Think back to a time before smartphones and personal drones. Go back to the days of John Hughes movies, PAC-MAN, and pudding pops. If you grew up in Chicago during the 1980’s, then come aboard this nostalgic ride.
While the world was watching Ronald Reagan, Michael Jackson, and Mel Gibson, Chicago was focusing on a few other things, some great and some not so much. Read on for more information.
1. The first Taste of Chicago (1980)
Set up along Michigan Avenue between Tribune Tower and the Wrigley Building, you may have been one of the 250,000 people to first enjoy this one-day event if you lived in Chicago in the 1980's. The festival took place on the Fourth of July that year, and it was moved to Grant Park the following year (where it is still hosted today) to meet the high demand of entrants.
2. The Blues Brothers film (1980)
Staring John Belushi and Dan Aykroyd, this comedy movie was filmed right here in Chicago. Based off a musical sketch the duo performed on Saturday Night Live, this film has become a cult classic. Nowadays, everyone recognizes the dark suits, hats, and sunglasses as costume for the "legends" of soul and blues.
3. "Spider Dan" climbs the Sears Tower and John Hancock buildings (1981)
Yes, a person actually climbed up the side of these buildings. At the time, the Sears Tower was the tallest building in the world with 110 floors. Climber Dan Goodwin used suction cups and sky hooks to climb the Sears and a self-made climbing device to climb the John Hancock. His reason was to prove that he could do it after seeing people trapped in a burning Las Vegas hotel in 1980. His plan was to use his climbing to save people, but fire marshals at the time dismissed him.

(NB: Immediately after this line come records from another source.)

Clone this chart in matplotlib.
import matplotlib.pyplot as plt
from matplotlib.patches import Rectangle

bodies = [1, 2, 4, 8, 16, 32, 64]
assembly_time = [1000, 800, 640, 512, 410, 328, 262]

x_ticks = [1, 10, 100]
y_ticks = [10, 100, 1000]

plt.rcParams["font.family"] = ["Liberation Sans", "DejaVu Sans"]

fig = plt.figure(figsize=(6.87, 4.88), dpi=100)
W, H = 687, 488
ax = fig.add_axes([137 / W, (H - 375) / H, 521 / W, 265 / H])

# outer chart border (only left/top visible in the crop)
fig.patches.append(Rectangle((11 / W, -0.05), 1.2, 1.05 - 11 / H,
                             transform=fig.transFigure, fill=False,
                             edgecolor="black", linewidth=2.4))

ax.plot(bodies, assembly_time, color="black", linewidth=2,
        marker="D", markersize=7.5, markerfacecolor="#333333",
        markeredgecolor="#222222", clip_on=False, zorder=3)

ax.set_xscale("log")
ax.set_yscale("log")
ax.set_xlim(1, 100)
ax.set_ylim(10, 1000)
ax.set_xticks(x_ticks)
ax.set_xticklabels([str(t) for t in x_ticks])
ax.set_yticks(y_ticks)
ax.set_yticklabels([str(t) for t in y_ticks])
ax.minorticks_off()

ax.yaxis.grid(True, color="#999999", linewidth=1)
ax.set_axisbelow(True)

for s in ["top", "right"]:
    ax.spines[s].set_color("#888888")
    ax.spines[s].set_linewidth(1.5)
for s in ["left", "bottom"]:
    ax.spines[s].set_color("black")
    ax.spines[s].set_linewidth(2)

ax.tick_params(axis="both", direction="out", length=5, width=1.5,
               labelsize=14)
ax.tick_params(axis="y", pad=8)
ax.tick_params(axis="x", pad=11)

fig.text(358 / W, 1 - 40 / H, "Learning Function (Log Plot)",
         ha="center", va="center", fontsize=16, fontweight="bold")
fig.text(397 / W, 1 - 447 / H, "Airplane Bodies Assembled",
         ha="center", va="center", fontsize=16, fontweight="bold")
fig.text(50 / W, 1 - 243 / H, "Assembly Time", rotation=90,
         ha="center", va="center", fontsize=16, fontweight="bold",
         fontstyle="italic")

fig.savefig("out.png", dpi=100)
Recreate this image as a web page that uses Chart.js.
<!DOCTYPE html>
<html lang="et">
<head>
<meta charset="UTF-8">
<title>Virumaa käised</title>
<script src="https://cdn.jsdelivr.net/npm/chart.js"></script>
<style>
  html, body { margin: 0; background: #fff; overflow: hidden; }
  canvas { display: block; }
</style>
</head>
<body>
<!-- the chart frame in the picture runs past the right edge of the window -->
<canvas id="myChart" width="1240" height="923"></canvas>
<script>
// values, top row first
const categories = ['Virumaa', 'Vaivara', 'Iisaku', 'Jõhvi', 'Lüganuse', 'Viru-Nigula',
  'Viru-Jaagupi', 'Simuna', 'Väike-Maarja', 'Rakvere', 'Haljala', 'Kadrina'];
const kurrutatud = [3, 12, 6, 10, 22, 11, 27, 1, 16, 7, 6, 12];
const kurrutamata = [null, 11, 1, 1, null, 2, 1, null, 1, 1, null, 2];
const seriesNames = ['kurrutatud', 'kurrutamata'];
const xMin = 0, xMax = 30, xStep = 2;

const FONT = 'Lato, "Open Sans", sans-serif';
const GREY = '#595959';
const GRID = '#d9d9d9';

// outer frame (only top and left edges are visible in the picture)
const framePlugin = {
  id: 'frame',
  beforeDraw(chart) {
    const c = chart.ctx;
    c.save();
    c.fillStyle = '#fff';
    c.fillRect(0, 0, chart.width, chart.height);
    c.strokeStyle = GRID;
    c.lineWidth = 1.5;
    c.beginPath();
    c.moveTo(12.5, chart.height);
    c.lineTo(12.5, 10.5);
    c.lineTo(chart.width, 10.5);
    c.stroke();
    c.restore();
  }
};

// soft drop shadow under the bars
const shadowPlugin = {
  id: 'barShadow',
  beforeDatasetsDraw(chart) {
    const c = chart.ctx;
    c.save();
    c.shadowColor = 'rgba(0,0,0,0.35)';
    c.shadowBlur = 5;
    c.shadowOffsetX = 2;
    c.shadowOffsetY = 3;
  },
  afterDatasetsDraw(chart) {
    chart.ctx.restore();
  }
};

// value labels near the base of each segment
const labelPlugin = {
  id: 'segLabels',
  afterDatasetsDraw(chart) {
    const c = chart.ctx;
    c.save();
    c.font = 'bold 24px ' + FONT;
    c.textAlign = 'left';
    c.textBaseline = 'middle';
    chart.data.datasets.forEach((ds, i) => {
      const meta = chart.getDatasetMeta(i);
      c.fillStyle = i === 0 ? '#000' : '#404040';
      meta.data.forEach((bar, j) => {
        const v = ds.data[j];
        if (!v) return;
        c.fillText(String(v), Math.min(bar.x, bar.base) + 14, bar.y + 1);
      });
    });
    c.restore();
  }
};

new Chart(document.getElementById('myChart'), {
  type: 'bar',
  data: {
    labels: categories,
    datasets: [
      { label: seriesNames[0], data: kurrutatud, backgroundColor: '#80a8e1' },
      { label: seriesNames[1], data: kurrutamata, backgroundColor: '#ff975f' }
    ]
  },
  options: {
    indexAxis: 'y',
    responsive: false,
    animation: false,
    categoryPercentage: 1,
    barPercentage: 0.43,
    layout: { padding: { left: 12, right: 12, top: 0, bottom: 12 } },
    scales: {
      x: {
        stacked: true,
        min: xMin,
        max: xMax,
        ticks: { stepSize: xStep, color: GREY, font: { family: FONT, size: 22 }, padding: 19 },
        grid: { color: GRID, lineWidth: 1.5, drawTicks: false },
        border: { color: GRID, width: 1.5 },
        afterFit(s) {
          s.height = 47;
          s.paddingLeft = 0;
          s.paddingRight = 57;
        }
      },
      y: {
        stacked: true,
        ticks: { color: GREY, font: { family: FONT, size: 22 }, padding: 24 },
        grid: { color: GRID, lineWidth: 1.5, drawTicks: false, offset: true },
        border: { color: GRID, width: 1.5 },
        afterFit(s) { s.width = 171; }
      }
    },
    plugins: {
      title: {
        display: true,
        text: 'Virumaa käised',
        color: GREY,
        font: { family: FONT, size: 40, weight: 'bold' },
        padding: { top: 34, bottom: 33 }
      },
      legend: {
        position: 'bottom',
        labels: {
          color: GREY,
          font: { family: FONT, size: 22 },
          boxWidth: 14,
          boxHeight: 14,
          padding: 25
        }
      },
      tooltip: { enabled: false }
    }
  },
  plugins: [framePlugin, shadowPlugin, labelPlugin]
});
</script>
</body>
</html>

4. MTV airs in Chicago (1981)
While it aired other places too, this station likely had a big impact on your life if you grew up in the 1980's in Chicago. In addition to the radio, listeners could now watch their favorite vocalists dance around in front of a camera and give more artistic insight into their music.
5. Chicago Arms Race Protest (1982)
In an effort to unite against the United State's race with the Soviet Union to procure nuclear weapons, 20,000 Chicagoans took to the streets in protest. As educated citizens, we knew what nuclear war could do because it had been used before. In the city where the first nuclear chain reaction had occurred about 40 years prior, residents took a stand against this dangerous weapon.
6. Chicago Tylenol Murders (1982)
Seven people died from taking Tylenol that was laced with cyanide in Chicago in 1982. Though the perpetrator was never caught, you likely remember the scare around these pills if you grew up during this time. Because of this awful event, though, packaging for pharmaceutical products has been much improved.
7. Chicago's first black mayor (1983)
Previously serving as a member of the House of Representatives and the Senate, Harold Washington was the major of Chicago from 1983 until his death in 1987. If you were in Chicago during this time, you likely remember the buzz around both his amazing voter turn out and the rumors of his death being fowl play (though an autopsy concluded it was due to a heart attack).
8. The first cell phones (1983)
Experimental towers were raised in Chicagoland by AT&T in 1978 before permanent ones came into play in the '80s. Heavy and brick-like, the first Motorola DynaTAC 8000X cost nearly $4,000 to own. And we think paying $800 for a phone is bad now...
9. James R. Thompson building is completed (1985)
Originally named the "State of Illinois Center," this astounding structure is filled with artwork and other eye-catching attractions. The architecture is a bold use of glass and steal of which many in the 1980's were not fond. Now, it is one of the many iconic buildings we couldn't live without.
10. Bears win Superbowl XX (1986)
This was the last time the Bears won this game, and if you grew up anywhere near Chicago, you likely remember this momentous time in the city's history. It was a near perfect season that ended in the perfect way. There were celebrations all over the city, including a parade and many Bears-themed decorations.
11. Steve Dahl, et al
There's a good chance that if you grew up in Chicago during the 1980's, you listened to the radio and remember such personalities as Bob Sirott on WLS and Steve Dahl, whose niche was comedic commentary, on WLUP. Stations like WXRT and WXFM were also playing tunes and giving Chicagoans plenty to listen to.
12. Ferris Beuller's Day Off (1986)
This iconic movie, along with John Hughes's other classics, inspired a generation of kids to be themselves. Actually taking place in the Chicago suburbs, the infamous "Ferrari house" actually exists and, to this day, people journey to see it.